La multinacional emplea para esta tarea su aplicación Google Fotos, que oferta gratuitamente a cambio de invadir la intimidad del usuario (también hay una versión de pago para aquellos que acumulan demasiadas imágenes). Concretamente, la aplicación exige acceder a toda la informacion almacenada en la tarjeta de memoria del teléfono y, además, acceder a «la información de tus contactos almacenados en el teléfono, incluida la frecuencia con que les has llamado, enviado un correo electrónico o te has puesto en contacto con ellos de otro modo». Y si el primero de los permisos tiene cierta lógica, en tanto que la aplicación indexa imágenes, el acceso a toda la red relacional del usuario a través del móvil no parece tener ninguna relación con la labor que ejecuta. Es decir, en algún momento y de algún modo, Google monetariza y saca un rendimiento a los datos sobre la red relacional de quienes optan por sacar las fotos de sus vacaciones con el teléfono.

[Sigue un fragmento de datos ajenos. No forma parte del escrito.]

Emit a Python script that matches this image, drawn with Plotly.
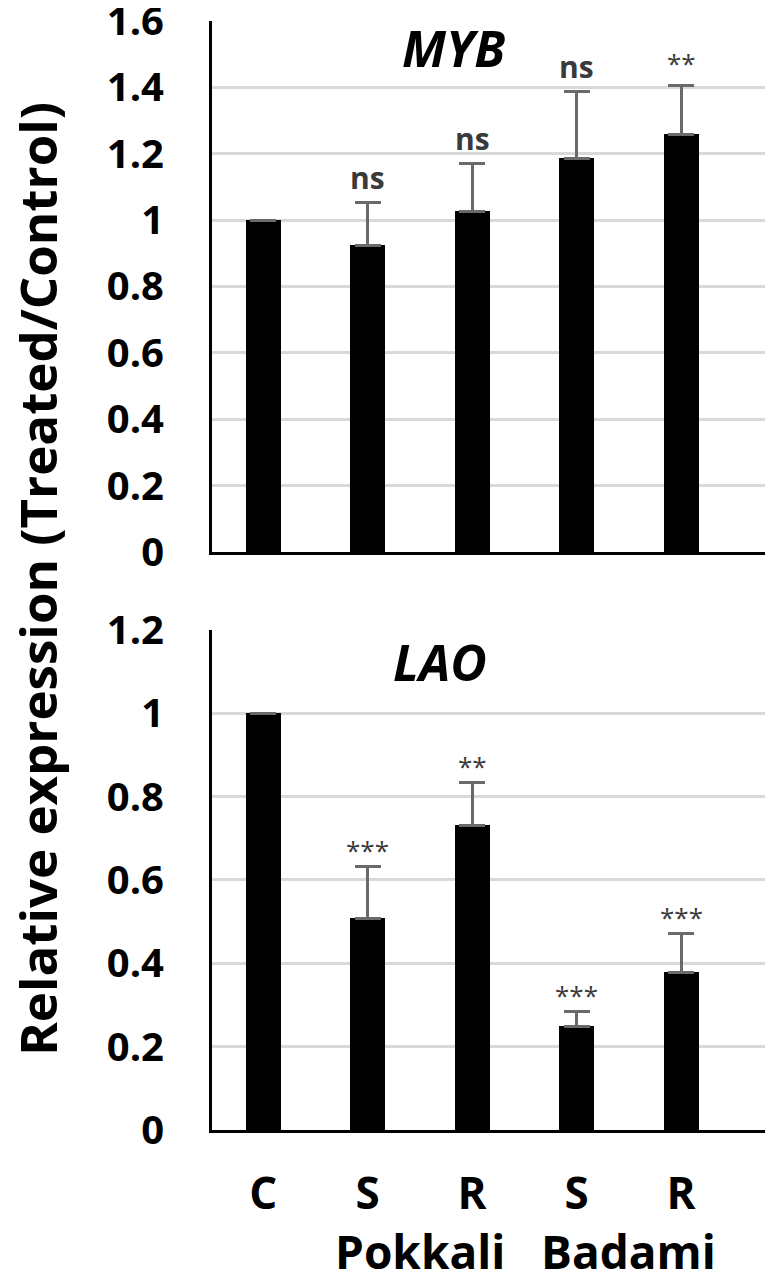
import plotly.graph_objects as go
from plotly.subplots import make_subplots

categories = ["C", "S", "R", "S", "R"]
groups = ["Pokkali", "Badami"]

myb_values = [1.0, 0.925, 1.027, 1.187, 1.259]
myb_err = [0.0, 0.129, 0.145, 0.202, 0.148]
myb_sig = ["", "ns", "ns", "ns", "**"]

lao_values = [1.0, 0.508, 0.731, 0.249, 0.379]
lao_err = [0.0, 0.125, 0.103, 0.036, 0.093]
lao_sig = ["", "***", "**", "***", "***"]

FONT = "Open Sans"
x = list(range(len(categories)))

fig = make_subplots(rows=2, cols=1, shared_xaxes=False, vertical_spacing=0.0)

def add_panel(vals, errs, row):
    fig.add_trace(go.Bar(
        x=x, y=vals, width=0.335,
        marker=dict(color="black", line=dict(width=0)),
        error_y=dict(type="data", array=errs, arrayminus=[0]*len(errs), symmetric=False,
                     color="#6a6a6a", thickness=3, width=13),
        showlegend=False), row=row, col=1)

add_panel(myb_values, myb_err, 1)
add_panel(lao_values, lao_err, 2)

fig.update_layout(
    width=765, height=1268,
    margin=dict(l=204, r=0, t=13, b=146, autoexpand=False),
    plot_bgcolor="white", paper_bgcolor="white",
    bargap=0,
    font=dict(family=FONT, color="black"),
    yaxis=dict(domain=[0.5212, 1.0]),
    yaxis2=dict(domain=[0.0, 0.4509]),
)

for r, rng in [(1, [0, 1.6]), (2, [0, 1.2])]:
    fig.update_yaxes(range=rng, dtick=0.2, showgrid=True, gridcolor="#d9d9d9", gridwidth=3,
                     zeroline=False, showline=True, linecolor="black", linewidth=3,
                     ticks="", ticklabelstandoff=37, ticklabeloverflow="allow",
                     tickfont=dict(family=FONT, size=40, weight="bold", color="black"),
                     row=r, col=1)
    fig.update_xaxes(range=[-0.49, 4.88], showgrid=False, zeroline=False, showline=True,
                     linecolor="black", linewidth=3, row=r, col=1)

fig.update_xaxes(showticklabels=False, row=1, col=1)
fig.update_xaxes(tickmode="array", tickvals=x, ticktext=categories,
                 ticks="outside", ticklen=23, tickcolor="rgba(0,0,0,0)",
                 tickfont=dict(family=FONT, size=44, weight="bold", color="black"),
                 row=2, col=1)

ann = []
for i, (v, e, s) in enumerate(zip(myb_values, myb_err, myb_sig)):
    if s:
        ann.append(dict(x=i, y=v + e, xref="x", yref="y", text=s, showarrow=False,
                        yanchor="bottom", yshift=2,
                        font=dict(family=FONT, size=30 if s == "ns" else 26,
                                  weight="bold" if s == "ns" else "normal", color="#3a3a3a")))
for i, (v, e, s) in enumerate(zip(lao_values, lao_err, lao_sig)):
    if s:
        ann.append(dict(x=i, y=v + e, xref="x2", yref="y2", text=s, showarrow=False,
                        yanchor="bottom", yshift=-4,
                        font=dict(family=FONT, size=26, color="#3a3a3a")))

ann.append(dict(x=1.82, y=1.52, xref="x", yref="y", text="<b><i>MYB</i></b>", showarrow=False,
                xanchor="center", yanchor="middle",
                font=dict(family=FONT, size=50, color="black")))
ann.append(dict(x=1.69, y=1.122, xref="x2", yref="y2", text="<b><i>LAO</i></b>", showarrow=False,
                xanchor="center", yanchor="middle",
                font=dict(family=FONT, size=50, color="black")))

for gi, g in enumerate(groups):
    ann.append(dict(x=1.5 + 2 * gi, y=-0.109, xref="x2", yref="paper", text=g, showarrow=False,
                    xanchor="center", yanchor="middle",
                    font=dict(family=FONT, size=46, weight="bold", color="black")))

ann.append(dict(x=(37 - 212) / 561, y=0.497, xref="paper", yref="paper", textangle=-90,
                xanchor="center", yanchor="middle",
                text="Relative expression (Treated/Control)", showarrow=False,
                font=dict(family=FONT, size=51, weight="bold", color="black")))

fig.update_layout(annotations=ann)

fig.write_html("out.html")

El big data y las redes sociales

El término Big Data lo acuñaron en el año 2000 los astrónomos. Los avances en la informática hacían que cada vez tuvieran más datos sobre sus observaciones espaciales y, además, que la producción de datos fuera cada vez mayor. Fueron los primeros en tener que generar algoritmos matemáticos para peinar toda esa maraña de datos en busca de información aprovechable. El aprovechamiento económico de ese procesamiento de datos masivo siempre ha ido de la mano de la compañía Google, que en el año 2009 realizó un logro impresionante: predecir la expansión del virus de la gripe. La compañía tomó los datos de entre 2003 y 2008 de las búsquedas que se habían realizado en internet según zonas de EEUU y los contrastó con la expansión de la gripe en esos años. Probó con 450 millones de modelos matemáticos hasta dar con 45 términos clave que, introducidos en su buscador, permitían calcar los resultados de las campañas de la gripe anteriores. Así pues, Google era el primero en enterarse de dónde y cómo golpeaba el virus. Y en 2009, estalló la gripe aviar. La compañía desveló así al mundo su inmenso poder. Y, claro, el mercado capitalista se dio cuenta de que el Big Data era un filón.

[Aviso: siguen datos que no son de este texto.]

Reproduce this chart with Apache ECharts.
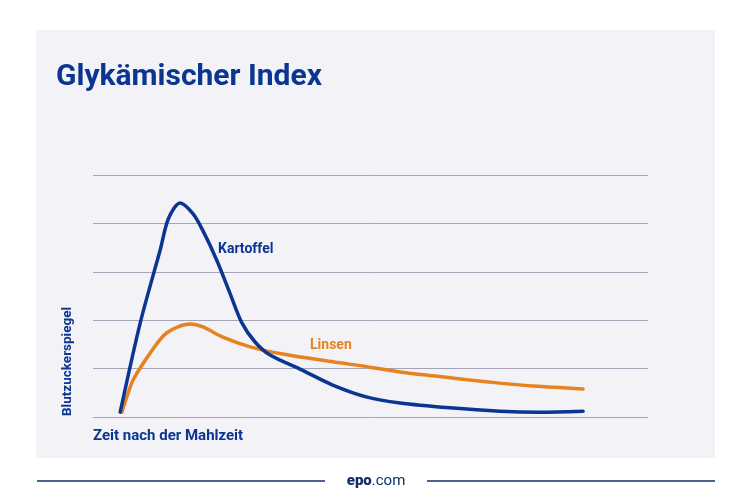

El ejemplo de la gripe muestra simplemente el potencial del procesamiento masivo de datos. Si solo analizando los términos de búsqueda ha detectado cómo se expande un virus, ¿qué no se podrá hacer con los recuerdos de los millones de persona que les ceden sus evocaciones más queridas? No se trata, pues, de qué rentabilidad le están sacando hoy a su servicio de almacenamiento de fotografías. Las experiencias recientes de Big Data demuestran que, tal y como explica el tendero de Camera, «cuanto más tiempo pasa, el recuerdo cobra más valor». No solo porque el dueño de la información tiene cada vez hay más datos para exprimir, sino porque cada se afilan más las herramientas para aprovecharlos interpretándolos informáticamente para el fin que se requiera. Sea este puramente comercial o de otro tipo, como en el caso de la gripe.

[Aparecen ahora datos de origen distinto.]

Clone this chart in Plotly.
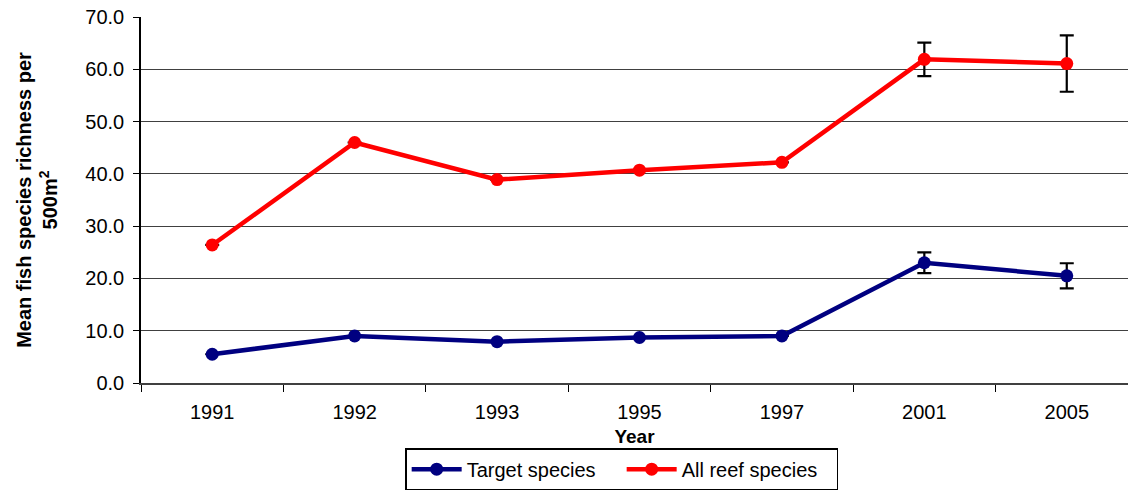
import plotly.graph_objects as go

years = ["1991", "1992", "1993", "1995", "1997", "2001", "2005"]
target = [5.5, 9.0, 7.9, 8.7, 9.0, 23.0, 20.5]
target_err = [None, None, None, None, None, 2.0, 2.4]
allreef = [26.4, 46.0, 38.9, 40.7, 42.2, 61.9, 61.1]
allreef_err = [None, None, None, None, None, 3.2, 5.4]
y_ticks = [0, 10, 20, 30, 40, 50, 60, 70]

FONT = "Liberation Sans, Arial, sans-serif"

fig = go.Figure()
for name, vals, errs, col in [
    ("Target species", target, target_err, "#000080"),
    ("All reef species", allreef, allreef_err, "#FF0000"),
]:
    fig.add_trace(go.Scatter(
        x=years, y=vals, name=name, mode="lines+markers",
        line=dict(color=col, width=4.5),
        marker=dict(color=col, size=13),
        error_y=dict(type="data", array=errs, visible=True,
                     color="black", thickness=2.2, width=7),
    ))

fig.update_layout(
    width=1128, height=491,
    margin=dict(l=141, r=0, t=17, b=108, autoexpand=False),
    paper_bgcolor="white", plot_bgcolor="white",
    font=dict(family=FONT, size=20, color="black"),
    showlegend=True,
    legend=dict(orientation="h", x=0.487, xanchor="center", y=-0.178, yanchor="top",
                bordercolor="black", borderwidth=1.5,
                font=dict(family=FONT, size=20), itemwidth=50,
                entrywidth=150, entrywidthmode="pixels",
                tracegroupgap=0),
    xaxis=dict(type="category", range=[-0.5, 6.43], showgrid=False, automargin=False,
               showline=True, linecolor="#404040", linewidth=2,
               ticks="outside", tickson="boundaries", ticklen=7, tickcolor="black",
               tickfont=dict(size=20), ticklabelstandoff=10,
               title=dict(text="<b>Year</b>", font=dict(size=19), standoff=8)),
    yaxis=dict(range=[0, 70], tickvals=y_ticks, tickformat=".1f", automargin=False,
               showgrid=True, gridcolor="#404040", gridwidth=1,
               showline=True, linecolor="black", linewidth=1.5,
               ticks="outside", ticklen=6, tickcolor="black",
               tickfont=dict(size=20), ticklabelstandoff=5, zeroline=False,
               title=dict(text="<b>Mean fish species richness per<br>500m<sup>2</sup></b>",
                          font=dict(size=20), standoff=22)),
)

fig.write_html("out.html", config={"displayModeBar": False},
               post_script="document.body.style.margin='0px';")
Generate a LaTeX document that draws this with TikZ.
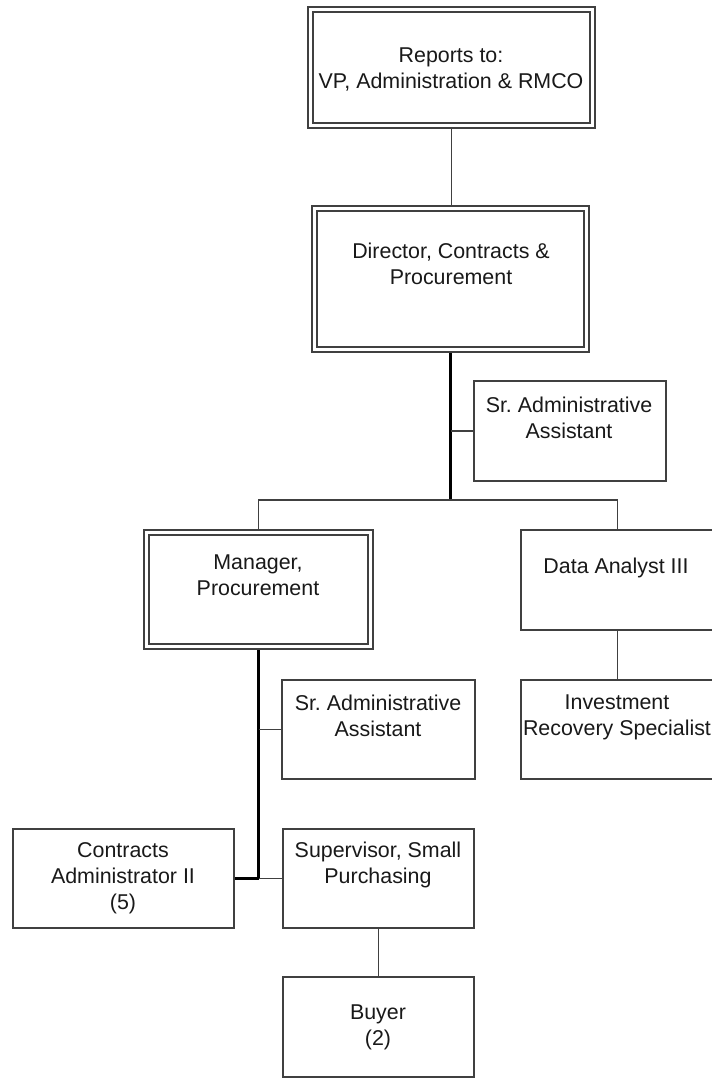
\documentclass[tikz,border=0pt]{standalone}
\usepackage{fontspec}
\setmainfont{Liberation Sans}
\usetikzlibrary{backgrounds}
\begin{document}
\begin{tikzpicture}[x=1pt,y=-1pt,
  box/.style={rectangle, draw=black!75, line width=1.8pt, fill=white, inner sep=0pt, outer sep=0pt},
  dblbox/.style={rectangle, draw=black!75, line width=1.6pt, double=white, double distance=3.2pt, fill=white, inner sep=0pt, outer sep=0pt},
  txt/.style={anchor=north, align=center, inner sep=0pt, text=black!90, font=\fontsize{21.4}{26}\selectfont\frenchspacing},
  link/.style={draw=black!75, line width=1.8pt},
  trunk/.style={draw=black, line width=2.6pt}]
\useasboundingbox (0,0) rectangle (712,1079);

% boxes
\node[dblbox, minimum width=282pt, minimum height=116pt] (top) at (451.5,67.5) {};
\node[dblbox, minimum width=272pt, minimum height=141pt] (dir) at (450.5,279) {};
\node[box, minimum width=192pt, minimum height=100pt] (sra) at (570,431) {};
\node[dblbox, minimum width=224pt, minimum height=114pt] (mgr) at (258.5,589.5) {};
\node[box, minimum width=193pt, minimum height=100pt] (data) at (617.5,580) {};
\node[box, minimum width=193pt, minimum height=99pt] (inv) at (617.5,729.5) {};
\node[box, minimum width=193pt, minimum height=99pt] (srb) at (378.5,729.5) {};
\node[box, minimum width=221pt, minimum height=99pt] (con) at (123.5,878.5) {};
\node[box, minimum width=191pt, minimum height=99pt] (sup) at (378.5,878.5) {};
\node[box, minimum width=191pt, minimum height=100pt] (buy) at (378.5,1027) {};

% titles
\node[txt] (top-t) at (451,47.5) {Reports to:\\VP, Administration \& RMCO};
\node[txt] (dir-t) at (451,242.5) {Director, Contracts \&\\Procurement};
\node[txt] (sra-t) at (569,396.5) {Sr. Administrative\\Assistant};
\node[txt] (mgr-t) at (258,554.5) {Manager,\\Procurement};
\node[txt] (data-t) at (616,557.5) {Data Analyst III};
\node[txt] (inv-t) at (617,694.5) {Investment\\Recovery Specialist};
\node[txt] (srb-t) at (378,694.5) {Sr. Administrative\\Assistant};
\node[txt] (con-t) at (123,842.5) {Contracts\\Administrator II\\(5)};
\node[txt] (sup-t) at (378,841.5) {Supervisor, Small\\Purchasing};
\node[txt] (buy-t) at (378,1004.5) {Buyer\\(2)};

% reporting lines
\coordinate (hub) at (450.5,500);
\begin{scope}[on background layer]
  \draw[link] (top.south) -- (top.south |- dir.north);
  \draw[trunk] (dir.south) -- (hub);
  \draw[link] (sra.west) -- (sra.west -| hub);
  \draw[link] (mgr.north) |- (hub) -| (data.north);
  \draw[link] (data.south) -- (inv.north);
  \draw[trunk] (mgr.south) -- (mgr.south |- con.east);
  \draw[link] (srb.west) -- (srb.west -| mgr.south);
  \draw[trunk] (con.east) -- (con.east -| mgr.south);
  \draw[link] (con.east -| mgr.south) -- (sup.west);
  \draw[link] (sup.south) -- (buy.north);
\end{scope}
\end{tikzpicture}
\end{document}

Sin embargo, las principales multinacionales que custodian hoy los recuerdos más queridos reclaman aún un permiso más que se les ceda la capacidad de manipularlos. Periódicamente, el teléfono móvil notifica la creación automática de un vídeo, un montaje fotográfico endulzado con la canción que le interesa o invita artificialmente a recordar un determinado día o viaje. Así pues, al tomar una fotografía desde la tumbona a lo largo del verano también se abre una pequeña puerta a que terceros elijan qué recuerdos hay de guardar y cómo hay que recordarlos. Este es el precio de la actual dependencia tecnológica.